Return the lines that follow, exactly as they appear, from the first through the one containing "plt.rcParams['hatch.linewidth'] = 0.9"; no pictures are to be included.

____

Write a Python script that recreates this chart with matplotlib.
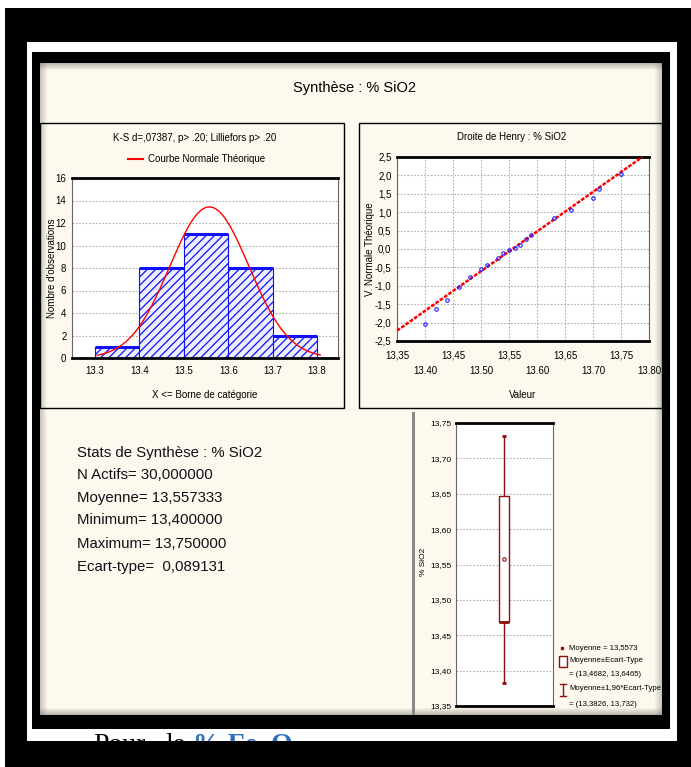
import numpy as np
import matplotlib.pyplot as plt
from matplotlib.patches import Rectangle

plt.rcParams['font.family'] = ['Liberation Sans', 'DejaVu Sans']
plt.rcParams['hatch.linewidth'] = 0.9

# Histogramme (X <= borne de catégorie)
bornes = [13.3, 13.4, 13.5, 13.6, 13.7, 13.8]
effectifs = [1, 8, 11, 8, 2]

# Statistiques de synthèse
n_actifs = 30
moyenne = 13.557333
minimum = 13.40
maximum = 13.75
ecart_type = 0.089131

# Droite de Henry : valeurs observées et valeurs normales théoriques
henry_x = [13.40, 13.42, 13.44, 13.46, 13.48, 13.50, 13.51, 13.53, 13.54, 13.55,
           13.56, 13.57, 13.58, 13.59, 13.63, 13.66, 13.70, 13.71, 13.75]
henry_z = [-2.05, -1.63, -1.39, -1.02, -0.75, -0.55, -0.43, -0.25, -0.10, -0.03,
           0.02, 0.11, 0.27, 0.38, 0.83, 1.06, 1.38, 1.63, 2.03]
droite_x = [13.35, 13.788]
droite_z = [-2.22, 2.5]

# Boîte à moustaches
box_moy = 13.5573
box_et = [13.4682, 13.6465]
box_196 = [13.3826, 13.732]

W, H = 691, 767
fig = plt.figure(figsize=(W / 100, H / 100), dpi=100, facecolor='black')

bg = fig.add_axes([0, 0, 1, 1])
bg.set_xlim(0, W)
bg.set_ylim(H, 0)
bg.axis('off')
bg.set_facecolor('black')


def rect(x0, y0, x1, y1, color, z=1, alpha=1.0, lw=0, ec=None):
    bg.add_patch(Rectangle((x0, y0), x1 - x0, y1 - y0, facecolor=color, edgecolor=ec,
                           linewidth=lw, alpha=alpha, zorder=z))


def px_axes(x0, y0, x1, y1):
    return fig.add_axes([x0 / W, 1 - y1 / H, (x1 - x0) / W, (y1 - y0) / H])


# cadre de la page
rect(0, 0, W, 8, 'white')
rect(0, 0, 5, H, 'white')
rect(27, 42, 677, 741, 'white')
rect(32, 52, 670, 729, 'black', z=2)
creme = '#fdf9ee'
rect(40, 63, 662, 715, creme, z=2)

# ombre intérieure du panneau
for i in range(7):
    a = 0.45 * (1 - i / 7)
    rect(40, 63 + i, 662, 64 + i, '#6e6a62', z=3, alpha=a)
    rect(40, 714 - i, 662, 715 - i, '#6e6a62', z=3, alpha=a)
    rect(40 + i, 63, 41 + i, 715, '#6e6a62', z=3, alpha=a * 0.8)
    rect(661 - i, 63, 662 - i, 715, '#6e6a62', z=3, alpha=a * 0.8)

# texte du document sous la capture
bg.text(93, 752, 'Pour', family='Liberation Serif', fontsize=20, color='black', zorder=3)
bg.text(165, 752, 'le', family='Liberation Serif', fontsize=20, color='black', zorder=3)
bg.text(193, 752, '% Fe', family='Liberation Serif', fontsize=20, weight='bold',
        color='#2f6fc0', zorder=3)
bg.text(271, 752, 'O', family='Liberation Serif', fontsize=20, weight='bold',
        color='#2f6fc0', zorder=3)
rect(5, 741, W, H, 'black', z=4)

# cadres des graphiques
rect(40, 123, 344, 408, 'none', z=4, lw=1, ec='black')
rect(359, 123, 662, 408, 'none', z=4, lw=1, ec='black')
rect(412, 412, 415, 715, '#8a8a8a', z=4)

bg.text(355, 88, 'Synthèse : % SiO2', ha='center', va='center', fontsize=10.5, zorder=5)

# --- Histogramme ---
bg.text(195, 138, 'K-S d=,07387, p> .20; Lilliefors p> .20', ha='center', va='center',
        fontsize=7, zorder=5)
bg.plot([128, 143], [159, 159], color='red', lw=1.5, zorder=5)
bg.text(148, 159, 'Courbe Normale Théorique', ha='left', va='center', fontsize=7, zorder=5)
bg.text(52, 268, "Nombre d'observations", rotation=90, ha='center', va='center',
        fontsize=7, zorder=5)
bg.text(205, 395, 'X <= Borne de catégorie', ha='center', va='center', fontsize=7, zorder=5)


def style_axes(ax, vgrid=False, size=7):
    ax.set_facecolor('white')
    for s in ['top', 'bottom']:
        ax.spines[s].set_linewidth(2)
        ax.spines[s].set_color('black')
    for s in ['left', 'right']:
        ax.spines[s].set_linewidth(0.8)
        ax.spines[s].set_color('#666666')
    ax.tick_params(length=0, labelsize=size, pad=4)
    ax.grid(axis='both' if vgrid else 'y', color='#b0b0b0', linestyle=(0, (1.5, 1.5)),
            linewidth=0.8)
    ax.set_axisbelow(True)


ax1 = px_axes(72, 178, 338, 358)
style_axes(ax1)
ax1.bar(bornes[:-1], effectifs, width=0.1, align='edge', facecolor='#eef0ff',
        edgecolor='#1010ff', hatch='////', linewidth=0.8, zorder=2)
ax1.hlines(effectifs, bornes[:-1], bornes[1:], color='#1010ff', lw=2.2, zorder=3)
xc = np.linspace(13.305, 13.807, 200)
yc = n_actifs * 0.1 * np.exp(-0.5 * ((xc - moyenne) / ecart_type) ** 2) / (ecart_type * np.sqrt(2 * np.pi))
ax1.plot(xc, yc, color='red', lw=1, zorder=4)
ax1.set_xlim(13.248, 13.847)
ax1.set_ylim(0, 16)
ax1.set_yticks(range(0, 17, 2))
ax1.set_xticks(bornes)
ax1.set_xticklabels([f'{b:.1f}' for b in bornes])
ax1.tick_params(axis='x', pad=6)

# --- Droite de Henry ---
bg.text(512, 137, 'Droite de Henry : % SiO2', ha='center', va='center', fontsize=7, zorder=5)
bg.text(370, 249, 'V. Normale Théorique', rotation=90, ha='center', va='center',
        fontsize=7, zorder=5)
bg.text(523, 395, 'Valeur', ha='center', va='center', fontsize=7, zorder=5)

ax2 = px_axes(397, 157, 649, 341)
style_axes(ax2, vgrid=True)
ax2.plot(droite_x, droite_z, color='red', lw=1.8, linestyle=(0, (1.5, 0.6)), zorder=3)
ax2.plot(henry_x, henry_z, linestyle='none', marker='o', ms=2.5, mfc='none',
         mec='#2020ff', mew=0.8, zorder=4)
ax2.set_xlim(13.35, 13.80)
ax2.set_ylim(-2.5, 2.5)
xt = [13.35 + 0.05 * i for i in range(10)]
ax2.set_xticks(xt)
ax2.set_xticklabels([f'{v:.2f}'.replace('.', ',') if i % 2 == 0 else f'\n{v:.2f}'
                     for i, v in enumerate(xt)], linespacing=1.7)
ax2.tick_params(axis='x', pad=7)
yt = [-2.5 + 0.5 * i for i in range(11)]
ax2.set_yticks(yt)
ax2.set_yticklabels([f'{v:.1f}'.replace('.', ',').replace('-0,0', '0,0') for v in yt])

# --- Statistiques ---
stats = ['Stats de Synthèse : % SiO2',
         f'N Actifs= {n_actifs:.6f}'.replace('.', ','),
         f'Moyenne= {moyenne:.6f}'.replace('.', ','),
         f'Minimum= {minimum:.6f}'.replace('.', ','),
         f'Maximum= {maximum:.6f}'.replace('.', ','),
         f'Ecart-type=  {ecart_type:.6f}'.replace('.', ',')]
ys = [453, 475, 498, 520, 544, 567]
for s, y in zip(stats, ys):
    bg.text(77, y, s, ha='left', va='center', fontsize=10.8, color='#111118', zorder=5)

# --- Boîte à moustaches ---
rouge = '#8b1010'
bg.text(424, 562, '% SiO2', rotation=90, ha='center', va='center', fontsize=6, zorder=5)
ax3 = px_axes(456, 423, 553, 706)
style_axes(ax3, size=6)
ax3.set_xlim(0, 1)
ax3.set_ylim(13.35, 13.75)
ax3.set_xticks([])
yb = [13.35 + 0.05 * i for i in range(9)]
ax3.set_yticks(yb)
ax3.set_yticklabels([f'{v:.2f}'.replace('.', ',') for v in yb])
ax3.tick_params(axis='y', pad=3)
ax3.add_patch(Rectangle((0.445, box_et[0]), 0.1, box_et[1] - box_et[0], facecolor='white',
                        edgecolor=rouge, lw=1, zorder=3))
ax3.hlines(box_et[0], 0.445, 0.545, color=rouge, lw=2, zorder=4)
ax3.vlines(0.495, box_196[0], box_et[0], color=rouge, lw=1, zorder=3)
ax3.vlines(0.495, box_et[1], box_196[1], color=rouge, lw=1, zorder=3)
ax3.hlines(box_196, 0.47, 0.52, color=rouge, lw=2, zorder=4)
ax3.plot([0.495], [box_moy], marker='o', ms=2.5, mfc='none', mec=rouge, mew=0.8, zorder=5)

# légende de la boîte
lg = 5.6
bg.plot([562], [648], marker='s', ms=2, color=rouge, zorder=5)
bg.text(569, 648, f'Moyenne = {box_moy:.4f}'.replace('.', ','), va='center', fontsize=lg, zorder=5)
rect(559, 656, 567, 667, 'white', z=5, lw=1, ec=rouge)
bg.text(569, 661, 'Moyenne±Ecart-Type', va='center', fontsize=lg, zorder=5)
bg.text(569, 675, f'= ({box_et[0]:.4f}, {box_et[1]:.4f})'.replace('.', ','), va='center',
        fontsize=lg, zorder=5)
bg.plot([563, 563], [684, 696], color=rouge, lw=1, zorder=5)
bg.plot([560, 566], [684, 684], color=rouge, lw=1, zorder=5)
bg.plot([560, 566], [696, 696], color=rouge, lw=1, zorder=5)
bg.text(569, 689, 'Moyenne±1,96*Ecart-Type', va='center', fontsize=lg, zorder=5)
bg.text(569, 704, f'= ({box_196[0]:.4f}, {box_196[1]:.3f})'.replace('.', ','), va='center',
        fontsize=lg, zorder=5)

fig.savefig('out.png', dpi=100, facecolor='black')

____

◆ EXERCISE RESULT
Write a Python script that recreates this chart with matplotlib.
import numpy as np
import matplotlib.pyplot as plt
from matplotlib.patches import Rectangle

plt.rcParams['font.family'] = ['Liberation Sans', 'DejaVu Sans']
plt.rcParams['hatch.linewidth'] = 0.9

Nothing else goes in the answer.